A psicóloga Maria Helena Masquetti, do Instituto Alana, de São Paulo (SP), explica que, naturalmente, uma criança, de até 6 anos, em média, demonstra a sua própria sexualidade e erotismo movida pela curiosidade. Após esse período, ela canaliza seus interesses para outras áreas, como o aprendizado, a sociabilidade e a inventividade. O interesse pela sexualidade retorna no início da adolescência, quando ela já se encontra mais amadurecida, física e emocionalmente.
“É uma providência sábia da natureza. Nessa fase, ela tem mais condições de entender e administrar o chamamento à vida adulta e o impulso sexual” – salienta Maria Helena. Porém, quando a publicidade infantil se aproveita dessa fase e a convence a usar produtos não adequados para a infância, como sutiãs, batons e saltos, por exemplo, a criança é induzida a entrar no mundo adulto, antes do tempo, sem ter criado ainda a sua própria identidade. “Seus interesses passam a ser desviados para outras questões que ainda não são pertinentes ao mundo dela e o seu interesse sexual, que estava, vamos dizer, adormecido por um tempo, é estimulado” – explica Maria Helena.

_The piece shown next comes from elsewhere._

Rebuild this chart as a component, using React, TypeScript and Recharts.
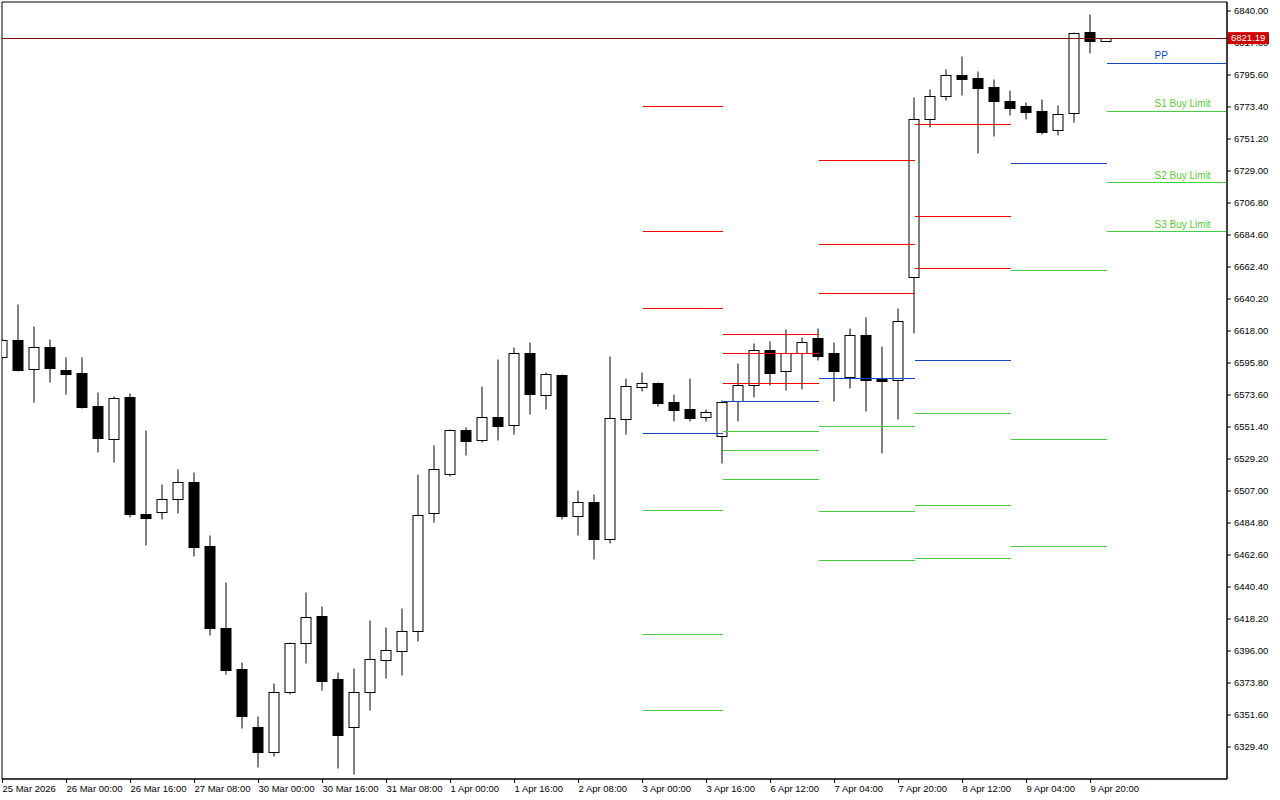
import React from 'react';
import { ComposedChart, Bar, XAxis, YAxis, ReferenceLine, ReferenceArea } from 'recharts';

// 4H candles, 25 Mar 2026 08:00 .. 10 Apr 2026 00:00
const opens = [
  6600.2, 6611.8, 6591.9, 6606.7, 6590.9, 6588.9, 6566.0, 6543.3, 6572.2, 6491.0,
  6492.2, 6501.7, 6513.0, 6468.6, 6411.8, 6383.3, 6343.1, 6326.1, 6367.4, 6401.8,
  6420.1, 6376.4, 6343.1, 6367.4, 6389.6, 6396.2, 6409.7, 6491.5, 6519.0, 6549.3,
  6542.2, 6558.1, 6553.0, 6602.5, 6573.8, 6587.5, 6489.9, 6499.2, 6473.9, 6557.2,
  6578.9, 6581.9, 6568.7, 6563.9, 6558.1, 6545.0, 6569.4, 6580.3, 6604.6, 6590.0,
  6602.5, 6612.9, 6602.7, 6586.1, 6615.2, 6585.4, 6584.0, 6655.3, 6764.9, 6780.8,
  6795.4, 6793.3, 6787.1, 6777.3, 6773.9, 6770.4, 6757.2, 6769.0, 6825.2, 6819.0,
];
const highs = [
  6613.1, 6636.7, 6621.5, 6612.5, 6600.0, 6600.0, 6575.7, 6572.9, 6575.0, 6549.3,
  6511.9, 6522.3, 6520.0, 6476.3, 6443.7, 6388.2, 6350.7, 6373.6, 6402.4, 6436.7,
  6427.2, 6381.4, 6384.2, 6417.5, 6412.7, 6425.8, 6518.8, 6538.9, 6550.0, 6551.4,
  6579.8, 6598.6, 6606.9, 6610.4, 6589.6, 6588.2, 6507.7, 6504.9, 6600.7, 6585.4,
  6589.6, 6582.6, 6574.3, 6585.4, 6563.9, 6570.1, 6595.8, 6609.7, 6611.1, 6619.4,
  6613.8, 6620.1, 6610.4, 6620.1, 6627.7, 6607.6, 6634.0, 6780.3, 6785.9, 6799.8,
  6808.8, 6798.2, 6792.8, 6785.0, 6776.9, 6778.9, 6774.8, 6825.4, 6837.7, 6821.19,
];
const lows = [
  6599.3, 6590.5, 6569.0, 6582.8, 6574.5, 6564.6, 6534.1, 6527.1, 6489.2, 6469.8,
  6487.8, 6491.9, 6462.1, 6407.3, 6380.3, 6342.8, 6315.7, 6323.4, 6366.4, 6387.9,
  6369.2, 6315.0, 6310.9, 6355.3, 6377.5, 6379.6, 6403.1, 6485.7, 6517.6, 6532.0,
  6541.2, 6542.6, 6546.8, 6560.6, 6564.1, 6487.8, 6476.7, 6460.0, 6471.1, 6546.8,
  6576.6, 6566.2, 6555.8, 6555.8, 6555.8, 6526.6, 6555.8, 6572.4, 6580.7, 6577.3,
  6578.0, 6598.1, 6569.4, 6578.5, 6562.5, 6533.4, 6557.0, 6616.4, 6759.7, 6778.3,
  6781.9, 6741.7, 6753.3, 6768.1, 6765.3, 6754.5, 6754.2, 6763.2, 6810.7, 6819.0,
];
const closes = [
  6611.8, 6590.9, 6606.7, 6592.3, 6588.4, 6565.3, 6544.0, 6571.3, 6491.3, 6488.5,
  6501.2, 6513.0, 6468.4, 6412.2, 6383.0, 6351.1, 6326.1, 6367.4, 6401.3, 6419.4,
  6375.4, 6337.9, 6367.4, 6390.2, 6396.5, 6409.7, 6490.1, 6522.1, 6549.3, 6541.9,
  6558.1, 6552.3, 6602.5, 6574.5, 6588.0, 6489.9, 6499.2, 6473.7, 6557.4, 6579.6,
  6581.7, 6568.3, 6563.4, 6557.9, 6561.6, 6568.5, 6580.3, 6604.6, 6589.1, 6602.5,
  6610.2, 6600.9, 6590.2, 6615.0, 6584.0, 6583.3, 6624.9, 6764.9, 6780.8, 6795.4,
  6793.0, 6786.8, 6777.8, 6772.9, 6770.1, 6756.3, 6768.3, 6824.7, 6819.4, 6821.19,
];

const lastPrice = 6821.19;

const timeTicks = [0, 4, 8, 12, 16, 20, 24, 28, 32, 36, 40, 44, 48, 52, 56, 60, 64, 68];
const timeLabels = [
  '25 Mar 2026', '26 Mar 00:00', '26 Mar 16:00', '27 Mar 08:00', '30 Mar 00:00', '30 Mar 16:00',
  '31 Mar 08:00', '1 Apr 00:00', '1 Apr 16:00', '2 Apr 08:00', '3 Apr 00:00', '3 Apr 16:00',
  '6 Apr 12:00', '7 Apr 04:00', '7 Apr 20:00', '8 Apr 12:00', '9 Apr 04:00', '9 Apr 20:00',
];

const priceTicks = [
  6329.4, 6351.6, 6373.8, 6396.0, 6418.2, 6440.4, 6462.6, 6484.8, 6507.0, 6529.2, 6551.4, 6573.6,
  6595.8, 6618.0, 6640.2, 6662.4, 6684.6, 6706.8, 6729.0, 6751.2, 6773.4, 6795.6, 6817.8, 6840.0,
];

// daily pivot levels: [fromBar, toBar, R3, R2, R1, PP, S1, S2, S3]
const pivotDays = [
  [40, 45, 6773.4, 6686.7, 6633.3, 6547.2, 6493.8, 6407.1, 6354.4],
  [45, 51, 6615.7, 6602.5, 6581.7, 6569.2, 6548.4, 6535.2, 6515.1],
  [51, 57, 6736.4, 6678.1, 6644.2, 6585.2, 6551.9, 6492.9, 6458.9],
  [57, 63, 6761.4, 6697.6, 6661.5, 6597.2, 6561.1, 6496.6, 6460.5],
  [63, 69, null, null, null, 6734.3, 6660.1, 6542.4, 6468.2],
];
const currentLevels = [
  { name: 'PP', price: 6803.9 },
  { name: 'S1 Buy Limit', price: 6770.4 },
  { name: 'S2 Buy Limit', price: 6720.7 },
  { name: 'S3 Buy Limit', price: 6686.7 },
];

const RED = '#ff0000';
const BLUE = '#1447c8';
const GREEN = '#3fcf3f';
const FONT = '"Liberation Sans", Arial, sans-serif';

const X_MIN = -0.03125;
const X_MAX = 76.53125;
const Y_MIN = 6307.19;
const Y_MAX = 6846.24;

const data = opens.map((o, i) => ({
  i,
  o,
  h: highs[i],
  l: lows[i],
  c: closes[i],
  range: [lows[i], highs[i]],
}));

const Candle = (props: any) => {
  const { x, y, width, height, payload } = props;
  const { o, h, l, c } = payload;
  const top = Math.min(y, y + height);
  const k = Math.abs(height) / (h - l);
  const py = (p: number) => Math.round(top + (h - p) * k) + 0.5;
  const cx = x + width / 2;
  const bTop = Math.min(py(o), py(c));
  const bBot = Math.max(py(o), py(c));
  return (
    <g>
      <line x1={cx} x2={cx} y1={py(h)} y2={py(l)} stroke="#000" strokeWidth={1} />
      <rect
        x={cx - 5}
        y={bTop}
        width={10}
        height={Math.max(1, bBot - bTop)}
        fill={c >= o ? '#fff' : '#000'}
        stroke="#000"
        strokeWidth={1}
      />
    </g>
  );
};

const TimeTick = (props: any) => {
  const { x, y, payload } = props;
  const idx = timeTicks.indexOf(payload.value);
  return (
    <text x={x} y={y} dy="0.71em" textAnchor="start" fontSize={9.5} fontFamily={FONT} fill="#000">
      {timeLabels[idx]}
    </text>
  );
};

// price ticks; the last-price tag is the last tick so it sits on top
const PriceTick = (props: any) => {
  const { x, y, payload } = props;
  if (payload.value === lastPrice) {
    return (
      <g>
        <rect x={x - 5} y={y - 6} width={41} height={12} fill="#cc0000" />
        <text x={x - 2} y={y} dy="0.35em" fontSize={9.5} fontFamily={FONT} fill="#fff">
          {lastPrice.toFixed(2)}
        </text>
      </g>
    );
  }
  return (
    <text x={x + 1} y={y} dy="0.35em" textAnchor="start" fontSize={9.5} fontFamily={FONT} fill="#000">
      {Number(payload.value).toFixed(2)}
    </text>
  );
};

const LevelLabel = (props: any) => {
  const { viewBox, value, color } = props;
  return (
    <text x={viewBox.x + 48} y={viewBox.y - 4} textAnchor="start" fontSize={10} fontFamily={FONT} fill={color}>
      {value}
    </text>
  );
};

const levelColor = (k: number) => (k < 3 ? RED : k === 3 ? BLUE : GREEN);

export default function App() {
  return (
    <div style={{ position: 'absolute', left: 0, top: 0, background: '#fff' }}>
      <ComposedChart
        width={1280}
        height={800}
        data={data}
        margin={{ top: 2, right: 0, bottom: 0, left: 2 }}
        style={{ fontFamily: FONT }}
      >
        <XAxis
          dataKey="i"
          type="number"
          domain={[X_MIN, X_MAX]}
          allowDataOverflow
          ticks={timeTicks}
          interval={0}
          tick={<TimeTick />}
          tickSize={4}
          tickMargin={2}
          height={21}
          axisLine={{ stroke: '#000' }}
          tickLine={{ stroke: '#000' }}
        />
        <YAxis
          orientation="right"
          type="number"
          domain={[Y_MIN, Y_MAX]}
          allowDataOverflow
          ticks={[...priceTicks, lastPrice]}
          tick={<PriceTick />}
          tickSize={4}
          tickMargin={2}
          width={53}
          axisLine={{ stroke: '#000' }}
          tickLine={{ stroke: '#000' }}
          interval={0}
        />
        <ReferenceArea x1={X_MIN} x2={X_MAX} y1={Y_MIN} y2={Y_MAX} fill="none" stroke="#000" ifOverflow="visible" />
        {pivotDays.map((d) =>
          d.slice(2).map((p, k) =>
            p === null ? null : (
              <ReferenceLine
                key={`lv-${d[0]}-${k}`}
                segment={[
                  { x: d[0] as number, y: p as number },
                  { x: d[1] as number, y: p as number },
                ]}
                stroke={levelColor(k)}
                strokeWidth={1}
                shapeRendering="crispEdges"
                ifOverflow="hidden"
              />
            )
          )
        )}
        {currentLevels.map((lv, k) => (
          <ReferenceLine
            key={lv.name}
            segment={[
              { x: 69, y: lv.price },
              { x: X_MAX, y: lv.price },
            ]}
            stroke={k === 0 ? BLUE : GREEN}
            strokeWidth={1}
            shapeRendering="crispEdges"
            label={<LevelLabel value={lv.name} color={k === 0 ? BLUE : '#55cc33'} />}
          />
        ))}
        <ReferenceLine y={lastPrice} stroke="#7a1010" strokeWidth={1} shapeRendering="crispEdges" />
        <Bar dataKey="range" barSize={11} shape={<Candle />} isAnimationActive={false} />
      </ComposedChart>
    </div>
  );
}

É bem verdade que a criança imita os adultos para saber como ela será no futuro, mas satisfaz sua curiosidade através das fantasias. “Quando a menina usa o batom ou o sapato da mãe, é como se vivenciasse um momento futuro e essa fantasia acalma seus anseios” – explica Maria Helena. Trata-se de uma fantasia que vem de dentro para fora, de acordo com a sua formação e personalidade individual. O que é bem diferente, e confunde muitos pais, é levar o mundo adulto até essa criança, como faz a comunicação mercadológica. “Uma coisa é a criança brincar com o sapato da mamãe e outra coisa é usar o sapato de salto criado especialmente para ela. É uma diferença sutil, mas engana até o adulto que quer fazer o melhor para o seu filho” – salienta a psicóloga. “Não se pode chegar numa criança de fora para dentro e dizer a ela que deve gostar e usar isso ou aquilo, como induz a publicidade infantil. Isso significa impor à criança um desejo que ela ainda não sente e interferir na sua espontaneidade” – afirma Maria Helena. A erotização precoce é prejudicial à criança e pode conduzi-la a uma vida afetiva instável. “Ela poderá correr mais riscos na adolescência por não saber controlar seus impulsos” – completa.
Dizer não – Convencidas por uma publicidade implacável de que precisam obter tais produtos para serem queridas e aceitas socialmente, as crianças exercem uma grande influência sobre seus pais. “Constatamos o medo que as crianças têm de serem excluídas. Os comerciais na TV dizem a ela que várias crianças usam tal produto e, quando ela faz o pedido aos pais, vai carregada de emoção e sinceridade” – explica Maria Helena.
E, diante disso, os pais não sabem dizer não aos desejos – fabricados pela mídia publicitária –, dos seus filhos. “Ficam sem saber o que fazer” – comenta a psicóloga Elizabeth Brandão, professora da PUC (Pontifícia Universidade Católica), de São Paulo. “Não só as crianças, mas também seus pais acabam sendo vítimas do consumismo” – comenta ela. Afinal, não são poucos os adultos que, incitados pelo consumismo desenfreado, acabam se endividando para terem o que desejam ou para satisfazerem seus filhos. Quando se trata de erotização infantil, não só a publicidade, mas também a programação da TV é responsável por tanta estimulação. Crianças que têm a permissão dos pais para ver novelas ou programas inadequados para sua idade, por exemplo, são expostas a constantes cenas de sexo. “Há uma inversão de valores: a criança é quem manda em casa e decide o que quer” – alerta Elizabeth. “Mas, cabe aos pais diminuir toda essa exposição. Eles precisam entender que, quando têm a certeza de que algo não é bom para seus filhos, saber dizer não é um ato de sabedoria” – ressalta. A maior presença dos pais e da família no cotidiano dos filhos evitaria muitos desses problemas. “É no contato com pai e mãe que ela terá, numa observação ou num diálogo, as informações sobre quem ela é e como está no mundo” – avalia Maria Helena, do Instituto Alana.